It is well known, and much resented, that Stamp Duty Land Tax (SDLT) is calculated on premiums or rent inclusive of any VAT that may be added irrespective of whether the purchaser or tenant can reclaim any of that VAT. The effect, where VAT is chargeable on either premiums or rent, is to levy SDLT at a higher effective percentage than the underlying cost to the tenant. The obvious unfairness of this is borne out by the fact that VAT is intended not to “stick” with suppliers in a supply chain, but to be relieved until the final supply transaction through the ability to reclaim input tax. However, a tax which is increased by reference to the input tax that is claimed does not work in such a neutral fashion, and thus distorts the VAT system itself.

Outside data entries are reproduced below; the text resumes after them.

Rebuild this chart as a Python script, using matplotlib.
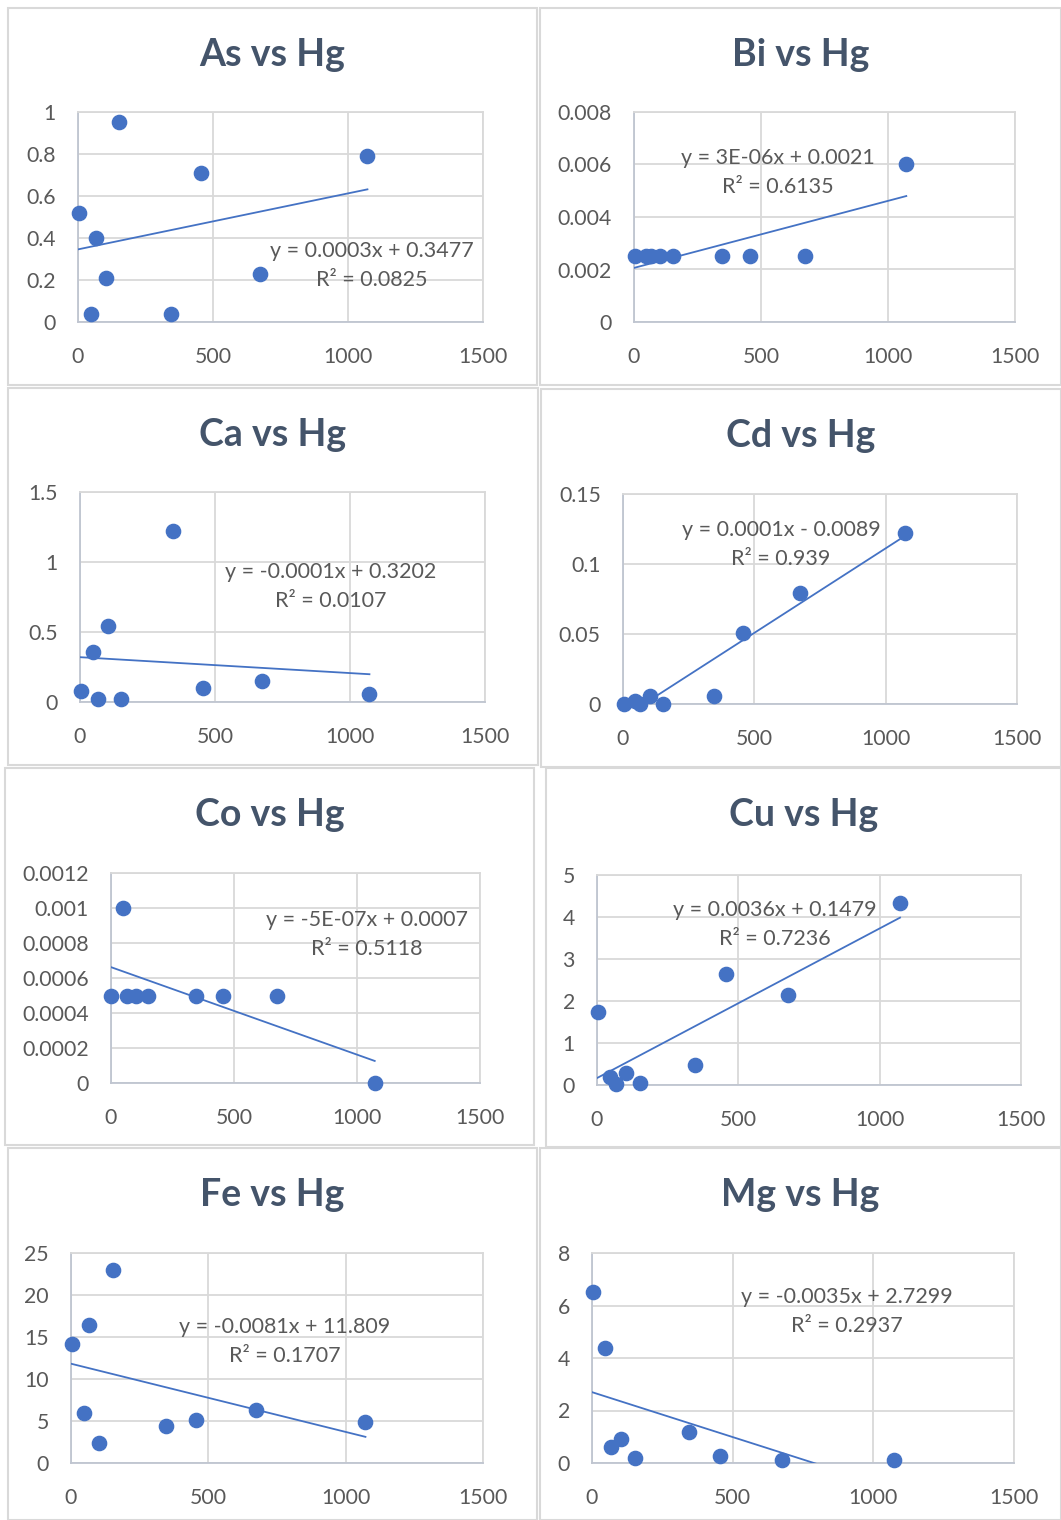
import numpy as np
import matplotlib
matplotlib.use("Agg")
import matplotlib.pyplot as plt
from matplotlib.patches import Rectangle

plt.rcParams['font.family'] = ['Lato', 'DejaVu Sans']

# ---------------- data ----------------
hg = [2, 47, 66, 103, 152, 346, 455, 674, 1072]

as_vals = [0.52, 0.04, 0.40, 0.21, 0.95, 0.04, 0.71, 0.23, 0.79]
bi_vals = [0.0025, 0.0025, 0.0025, 0.0025, 0.0025, 0.0025, 0.0025, 0.0025, 0.006]
ca_vals = [0.08, 0.36, 0.02, 0.54, 0.02, 1.22, 0.10, 0.15, 0.06]
cd_vals = [0.0, 0.002, 0.0, 0.006, 0.0, 0.006, 0.051, 0.079, 0.122]
co_vals = [0.0005, 0.001, 0.0005, 0.0005, 0.0005, 0.0005, 0.0005, 0.0005, 0.0]
cu_vals = [1.74, 0.19, 0.02, 0.29, 0.05, 0.48, 2.64, 2.14, 4.33]
fe_vals = [14.2, 6.0, 16.4, 2.4, 23.0, 4.4, 5.1, 6.3, 4.9]
mg_vals = [6.5, 4.4, 0.6, 0.9, 0.2, 1.2, 0.27, 0.12, 0.12]

titles = ["As vs Hg", "Bi vs Hg", "Ca vs Hg", "Cd vs Hg",
          "Co vs Hg", "Cu vs Hg", "Fe vs Hg", "Mg vs Hg"]
series = [as_vals, bi_vals, ca_vals, cd_vals, co_vals, cu_vals, fe_vals, mg_vals]
equations = ["y = 0.0003x + 0.3477", "y = 3E-06x + 0.0021", "y = -0.0001x + 0.3202",
             "y = 0.0001x - 0.0089", "y = -5E-07x + 0.0007", "y = 0.0036x + 0.1479",
             "y = -0.0081x + 11.809", "y = -0.0035x + 2.7299"]
r2_labels = ["R² = 0.0825", "R² = 0.6135", "R² = 0.0107", "R² = 0.939",
             "R² = 0.5118", "R² = 0.7236", "R² = 0.1707", "R² = 0.2937"]
y_max = [1, 0.008, 1.5, 0.15, 0.0012, 5, 25, 8]
y_step = [0.2, 0.002, 0.5, 0.05, 0.0002, 1, 5, 2]
x_ticks = [0, 500, 1000, 1500]

# ---------------- layout (pixels) ----------------
W, H = 1061, 1520
fig = plt.figure(figsize=(W / 100, H / 100), dpi=100)
fig.patch.set_facecolor('white')

def fx(px):
    return px / W

def fy(py):
    return 1 - py / H

panels = [(8, 8, 537, 385), (540, 8, 1061, 385),
          (8, 388, 538, 765), (541, 389, 1061, 767),
          (5, 768, 534, 1145), (546, 768, 1061, 1147),
          (8, 1148, 537, 1520), (540, 1148, 1061, 1520)]
plot_boxes = [(78, 112, 483, 322), (634, 112, 1015, 322),
              (80, 492, 485, 702), (623, 494, 1017, 704),
              (111, 873, 480, 1083), (597, 875, 1021, 1085),
              (71, 1253, 483, 1463), (592, 1253, 1014, 1463)]
eq_pos = [(372, 251), (778, 158), (331, 572), (781, 530),
          (367, 920), (775, 910), (285, 1327), (847, 1297)]

BLUE = '#4472C4'
GRID = '#D9D9D9'
TXT = '#595959'
TITLE = '#44546A'

for (x0, y0, x1, y1) in panels:
    fig.patches.append(Rectangle((fx(x0), fy(y1)), fx(x1 - x0), (y1 - y0) / H,
                                 transform=fig.transFigure, facecolor='white',
                                 edgecolor='#D9D9D9', lw=1.5, zorder=-5))

def fmt(v):
    return f"{np.round(v, 6):g}"

for i in range(8):
    x0, y0, x1, y1 = plot_boxes[i]
    ax = fig.add_axes([fx(x0), fy(y1), fx(x1 - x0), (y1 - y0) / H])
    ax.set_facecolor('none')
    ax.set_zorder(2)
    yv = np.array(series[i], dtype=float)
    xv = np.array(hg, dtype=float)

    ax.set_xlim(0, 1500)
    ax.set_ylim(0, y_max[i])
    yt = np.arange(0, y_max[i] + y_step[i] / 2, y_step[i])
    ax.set_yticks(yt)
    ax.set_yticklabels([fmt(v) for v in yt])
    ax.set_xticks(x_ticks)
    ax.set_xticklabels([str(v) for v in x_ticks])
    ax.tick_params(length=0, labelsize=15.3, colors=TXT)
    ax.tick_params(axis='x', pad=18)
    ax.tick_params(axis='y', pad=16)
    ax.grid(True, color=GRID, lw=1.3)
    ax.set_axisbelow(True)
    for s in ['top', 'right']:
        ax.spines[s].set_color(GRID)
        ax.spines[s].set_linewidth(1.3)
    for s in ['left', 'bottom']:
        ax.spines[s].set_color('#BFC5D0')
        ax.spines[s].set_linewidth(1.3)

    # trendline (least squares on data)
    k, b = np.polyfit(xv, yv, 1)
    xl = np.array([xv.min(), xv.max()])
    ax.plot(xl, k * xl + b, color=BLUE, lw=1.3, zorder=3, clip_on=True)
    ax.scatter(xv, yv, s=105, color=BLUE, edgecolors=BLUE, zorder=4, clip_on=False)

    # title
    cx = (panels[i][0] + panels[i][2]) / 2
    fig.text(fx(cx), fy(panels[i][1] + 47), titles[i], ha='center', va='center',
             fontsize=27, fontweight='bold', color=TITLE, zorder=5)
    ex, ey = eq_pos[i]
    fig.text(fx(ex), fy(ey), equations[i], ha='center', va='center',
             fontsize=15.5, color=TXT, zorder=5)
    fig.text(fx(ex), fy(ey + 29), r2_labels[i], ha='center', va='center',
             fontsize=15.5, color=TXT, zorder=5)

fig.savefig('out.png', dpi=100, facecolor='white')
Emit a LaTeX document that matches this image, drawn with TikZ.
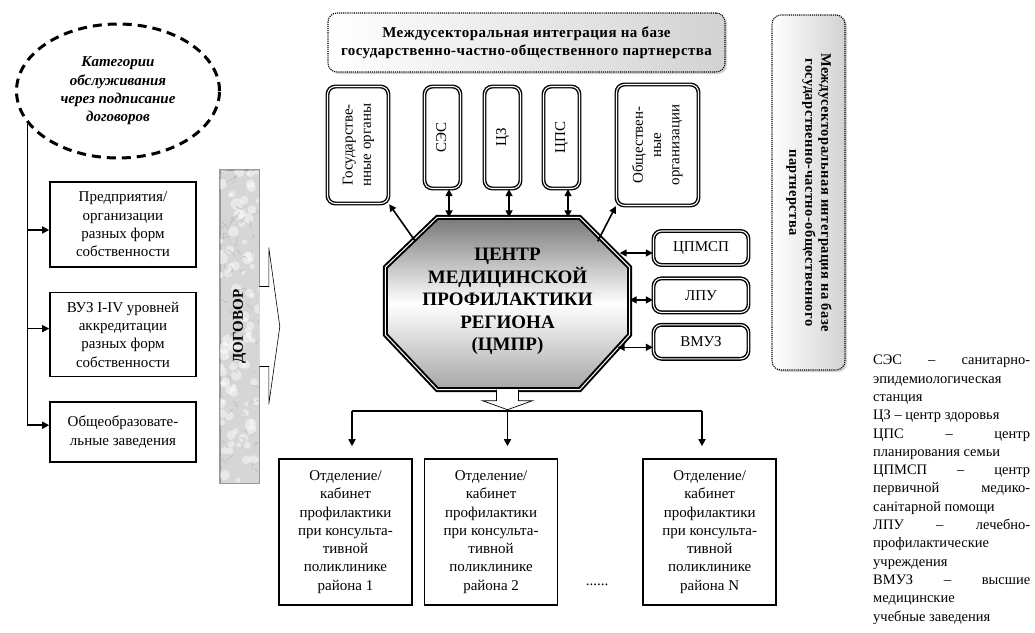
\documentclass[tikz,border=0pt]{standalone}
\usepackage{fontspec}
\setmainfont{Liberation Serif}
\usepackage{tikz}
\usetikzlibrary{arrows.meta, positioning, shapes.geometric, shadows}
\definecolor{marblecolor}{RGB}{214,214,214}
\definecolor{shadecolor}{RGB}{120,120,120}
\newcommand{\jl}[1]{\makebox[157pt][s]{#1}}
\newcommand{\rot}[2]{\rotatebox{#1}{\begin{tabular}{@{}c@{}}#2\end{tabular}}}

\begin{document}
\begin{tikzpicture}[x=1pt, y=-1pt, >={Triangle[length=7pt,width=7pt]},
  link/.style={line width=1.6pt},
  catbox/.style={draw, line width=1.6pt, align=center, inner sep=1pt, font=\fontsize{15}{18.3}\selectfont},
  orgbox/.style={draw, double, line width=1.4pt, double distance=1.1pt, rounded corners=8pt, align=center, inner sep=0pt, font=\fontsize{15}{18.3}\selectfont},
  banner/.style={draw, densely dotted, line width=1.1pt, rounded corners=9pt, left color=white, right color=gray!35, drop shadow={shadow xshift=2pt, shadow yshift=-2pt, fill=gray!70}, align=center, inner sep=0pt, font=\bfseries\fontsize{15}{18}\selectfont\addfontfeature{LetterSpace=3}}]
\useasboundingbox (0,0) rectangle (1035,632);

% categories and contracts
\node[ellipse, draw, dashed, line width=3pt, dash pattern=on 9pt off 6pt, minimum width=203pt, minimum height=134pt, inner sep=0pt, align=center, font=\bfseries\itshape\fontsize{15}{18.3}\selectfont] (cat) at (118,91) {Категории\\обслуживания\\через подписание\\договоров};
\node[catbox, minimum width=146pt, minimum height=85pt] (pr) at (123,224.5) {Предприятия/\\организации\\разных форм\\собственности};
\node[catbox, minimum width=146pt, minimum height=84pt, below=24pt of pr] (vuz) {ВУЗ I-IV уровней\\аккредитации\\разных форм\\собственности};
\node[catbox, minimum width=146pt, minimum height=60pt, below=24pt of vuz] (sch) {Общеобразовате-\\льные заведения};
\coordinate (a1) at ([yshift=-5.5pt]pr.west);
\coordinate (a2) at ([yshift=6pt]vuz.west);
\coordinate (a3) at ([yshift=7pt]sch.west);
\draw[link,->] (cat.200) |- (a3);
\draw[link,->] (a1 -| cat.200) -- (a1);
\draw[link,->] (a2 -| cat.200) -- (a2);

% contract bar
\node[draw=gray!80, line width=0.6pt, fill=marblecolor, minimum width=39pt, minimum height=313pt, inner sep=0pt] (dog) at (239.5,326.5) {};
\begin{scope}
\clip (dog.north west) rectangle (dog.south east);
\pgfmathsetseed{11}
\foreach \i in {1,...,90}
  \fill[white, opacity=0.45] (220+40*rnd, 170+313*rnd) circle (2+4*rnd);
\foreach \i in {1,...,60}
  \draw[gray!55, line width=0.5pt] (220+40*rnd, 170+313*rnd) .. controls +(-4+8*rnd, -4+8*rnd) .. +(-8+16*rnd, -8+16*rnd);
\end{scope}
\draw[gray!80, line width=0.6pt] (dog.north west) rectangle (dog.south east);
\node[rotate=90, font=\bfseries\fontsize{15}{18}\selectfont] at (dog) {ДОГОВОР};
\draw[fill=white, line width=0.6pt] ([yshift=40pt]dog.east) -- ++(9.5,0) -- ++(0,-39) -- ++(11,79) -- ++(-11,78) -- ++(0,-38) -- ([yshift=-40pt]dog.east);

% integration banners
\node[banner, minimum width=397pt, minimum height=59pt] (integ) at (526.5,42.5) {Междусекторальная интеграция на базе\\государственно-частно-общественного партнерства};
\node[banner, minimum width=73pt, minimum height=355pt, font=\bfseries\fontsize{14.5}{16}\selectfont\addfontfeature{LetterSpace=3}] (integv) at (808.5,192.5) {\rot{-90}{Междусекторальная интеграция на базе\\государственно-частно-общественного\\партнерства}};

% partner boxes
\node[orgbox, minimum width=61pt, minimum height=117pt] (gov) at (358,145) {\rot{90}{Государстве-\\нные органы}};
\node[orgbox, minimum width=36pt, minimum height=102pt] (ses) at (442.5,137.5) {\rot{90}{СЭС}};
\node[orgbox, minimum width=36pt, minimum height=102pt] (cz) at (502.5,137.5) {\rot{90}{ЦЗ}};
\node[orgbox, minimum width=36pt, minimum height=102pt] (cps) at (561.5,137.5) {\rot{90}{ЦПС}};
\node[orgbox, minimum width=82pt, minimum height=121pt] (obsh) at (657.5,145) {\rot{90}{Обществен-\\ные\\организации}};
\node[orgbox, minimum width=95pt, minimum height=34pt] (cpmsp) at (701,248) {ЦПМСП};
\node[orgbox, minimum width=95pt, minimum height=34pt, below=12pt of cpmsp] (lpu) {ЛПУ};
\node[orgbox, minimum width=95pt, minimum height=34pt, below=11pt of lpu] (vmuz) {ВМУЗ};

% centre
\node[minimum width=244pt, minimum height=172pt, inner sep=0pt] (cmpr) at (507.5,303.5) {};
\path[draw, double, line width=2pt, double distance=1pt, top color=shadecolor, bottom color=gray!70, middle color=white]
  ([xshift=52pt]cmpr.north west) -- ([xshift=-50pt]cmpr.north east) -- ([yshift=-50pt]cmpr.north east)
  -- ([yshift=55pt]cmpr.south east) -- ([xshift=-50pt]cmpr.south east) -- ([xshift=52pt]cmpr.south west)
  -- ([yshift=55pt]cmpr.south west) -- ([yshift=-50pt]cmpr.north west) -- cycle;
\node[align=center, font=\bfseries\fontsize{19}{22.5}\selectfont] at ([yshift=2pt]cmpr) {ЦЕНТР\\МЕДИЦИНСКОЙ\\ПРОФИЛАКТИКИ\\РЕГИОНА\\(ЦМПР)};

% links to the centre
\foreach \b in {ses,cz,cps} {
  \coordinate (t) at ([xshift=6.5pt]\b.south);
  \draw[link,<->] (t) -- (t |- cmpr.north);
}
\draw[link,->] ([xshift=30pt,yshift=-24pt]cmpr.north west) -- (gov.south east);
\draw[link,->] ([xshift=-32pt,yshift=-24pt]cmpr.north east) -- (obsh.south west);
\coordinate (r1) at ([yshift=-5pt]cpmsp.west);
\coordinate (r2) at ([yshift=-4.5pt]lpu.west);
\coordinate (r3) at ([yshift=-5.5pt]vmuz.west);
\draw[link,<->, shorten >=-10pt] (r1) -- (r1 -| cmpr.east);
\draw[link,<->] (r2) -- (r2 -| cmpr.east);
\draw[link,<->, shorten >=-12pt] (r3) -- (r3 -| cmpr.east);

% district offices
\node[catbox, minimum width=133pt, minimum height=146pt] (d1) at (345.5,532) {Отделение/\\кабинет\\профилактики\\при консульта-\\тивной\\поликлинике\\района 1};
\node[catbox, minimum width=133pt, minimum height=146pt, right=11pt of d1] (d2) {Отделение/\\кабинет\\профилактики\\при консульта-\\тивной\\поликлинике\\района 2};
\node[catbox, minimum width=133pt, minimum height=146pt, right=84pt of d2] (dn) {Отделение/\\кабинет\\профилактики\\при консульта-\\тивной\\поликлинике\\района N};
\node[font=\fontsize{15}{18}\selectfont] (dots) at (597,585) {......};
\draw[fill=white, line width=0.7pt] ([xshift=-11pt]cmpr.south) -- ++(0,11) -- ++(-14,0) -- ++(25,9) -- ++(25,-9) -- ++(-14,0) -- ++(0,-11);
\coordinate (split) at ([yshift=-20pt]cmpr.south);
\coordinate (b1) at (352,411);
\coordinate (b3) at (702,411);
\draw[link] (b1) -- (b3);
\foreach \c in {b1,split,b3}
  \draw[link,->, shorten >=12pt] (\c) -- (\c |- d1.north);

% legend
\node[anchor=north west, align=left, inner sep=0pt, font=\fontsize{14.5}{18.3}\selectfont] (leg) at (873,355) {\jl{СЭС – санитарно-}\\эпидемиологическая\\станция\\ЦЗ – центр здоровья\\\jl{ЦПС – центр}\\планирования семьи\\\jl{ЦПМСП – центр}\\\jl{первичной медико-}\\санітарной помощи\\\jl{ЛПУ – лечебно-}\\профилактические\\учреждения\\\jl{ВМУЗ – высшие}\\медицинские\\учебные заведения};
\end{tikzpicture}
\end{document}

The keen sense of injustice created by this general situation may be sharpened somewhat by the announcement on 11 October 2010 of the way in which the increase in the standard rate of VAT will impact on SDLT in regard to rental leases.
Rental leases issued on or after 27 July 2010 must have been issued in the knowledge that the VAT rate would increase to 20% on 4 January 2011. Accordingly, the future VAT inclusive rents applicable under the lease could be calculated taking into account the increase in the VAT rate. This means that the SDLT calculation will inevitably be higher unless the lease is extremely short.
It is worth bearing in mind, of course, that the timing of quarterly rent payments will have an impact on the effective date at which the higher rate of VAT will apply to any given rent charge. It would not be right simply to time apportion the lease using 4 January 2011 as the date of the switch, since any invoice issued under normal tax point rules prior to 4 January 2011 would be likely to enjoy the 17.5% rate of VAT until the first invoice or payment following after 4 January 2011, and this means that the 17.5% rate is preserved in economic terms for the full first quarter of 2011. But that is a mere quibble, because the effective rate of SDLT will have nonetheless increased on such leases.
And, if you were fortunate enough to enter into your lease prior to 27 July 2010 then you could not have known, (notwithstanding a strong ability to guess, particularly by reference to the Bill which was introducing the measure) that the VAT rate was going to increase. The rules allow you to value your prospective rent as at the time that the lease is issued, and not to crystal ball gaze about potential VAT rate increases.
Furthermore, so the guidance tells us, one would not expect to have to take into account the increase in the rate of VAT on the basis of any ”abnormal” increase in rent arising at the five year break. The rules for SDLT, of course, allow for further SDLT to be paid if there is an abnormal level of increase at the break, but if no such increase occurs, the SDLT is not adjusted from the original declaration. However, in determining what is an abnormal increase, any increase in the rate of VAT can apparently be ignored, and this means that for most circumstances the increase in the rate of VAT will have no impact. But that is not so in cases where the underlying net rent increases abnormally under this rule. HMRC confirms that in that particular instance any recalculation that is required of the value of the rent arising after the break will have to include VAT at the new rate. So, if one has entered into a lease which is subject to this exceptional revaluation, and even though the lease is entered into before 27 July 2010, the higher rate of VAT bites on the post break SDLT calculation after all.
This creates an unlevel playing field as between leases which did not trigger that recalculation mechanism, and those that did. It is double taxation, with an extra dollop of further taxation for some unfortunate lessees.